One could imagine that building from individual atoms is the equivalent of building software from individual machine instructions, in two different ways: First, that the refrigerator is composed of atoms, just like all software is executed at some level as machine instructions; and second, that as the size and complexity of the constituent components increase, the minutiae of the contracts of the sub-components must not be surfaced in the contracts of the resulting components – those details must be hidable! This purposeful prevention of the surfacing of minutiae is called encapsulation, and exists as one of the cornerstones of software design. It is why one can use a refrigerator without knowing the number of turns of wire in the cooling pump’s motor, and why one can use a software library without worrying about its impact on the FLAGS register of the CPU.
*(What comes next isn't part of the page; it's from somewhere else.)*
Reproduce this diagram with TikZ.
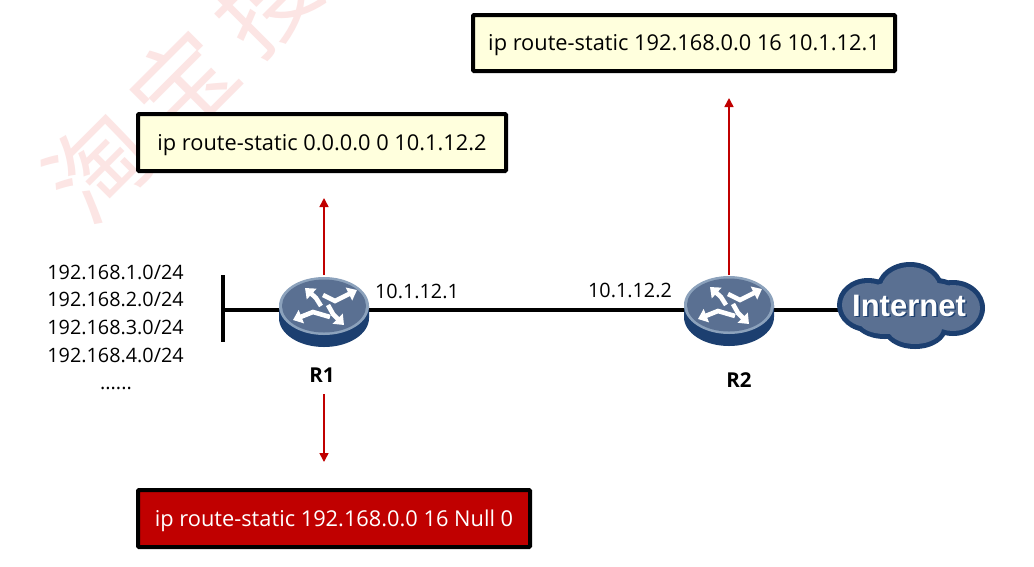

Ultimately, it is the recursive composition of software that creates challenges for optimization. While low level optimizations are focused on the creation of more efficient low level code, higher level optimizations rely on explicit knowledge of what portions of a component’s contract – or the contracts of the various sub-components – can be safely ignored. In other words, the optimizer must be able to identify which contractual effects are ignored or discarded by the programmer, and then leverage that information to find alternative execution solutions whose contracts manage to cover at least the non-discarded and non-ignored contract requirements. Higher-level optimizations target the elimination of entire aspects of carefully defined behavioral contracts, and as a result, they typically require extensive information from across the entire software system; in other words, high-level optimizations tend to be non-localized to the extreme! No software has been more instrumental in illustrating this concept than Java’s Hotspot virtual machine, whose capabilities include the inlining of potentially polymorphic code by the determination that the potential for dynamic dispatch is precluded, and the elimination of specific memory barriers in multi-threaded programs as the result of escape analysis.
To enable these types of future optimizations, the contracts of the system’s building blocks must be explicit, predictable, and purposefully constrained, which is what was meant by the goal of “consciously avoiding contracts whose costs are not clearly defined and understood.” The contracts in the small must be encapsulatable in the large, which is to say that contracts must be composable in such a way that side-effects are not inadvertently exposed. It has been posited[2] that “all non-trivial abstractions, to some degree, are leaky,” but each such leak is eventually and necessarily realized as a limit to systemic efficiency.

[1] Such contracts are software legacy, meaning that the contracts cannot be altered without disclaiming the past; in other words, altering the contracts will break everything.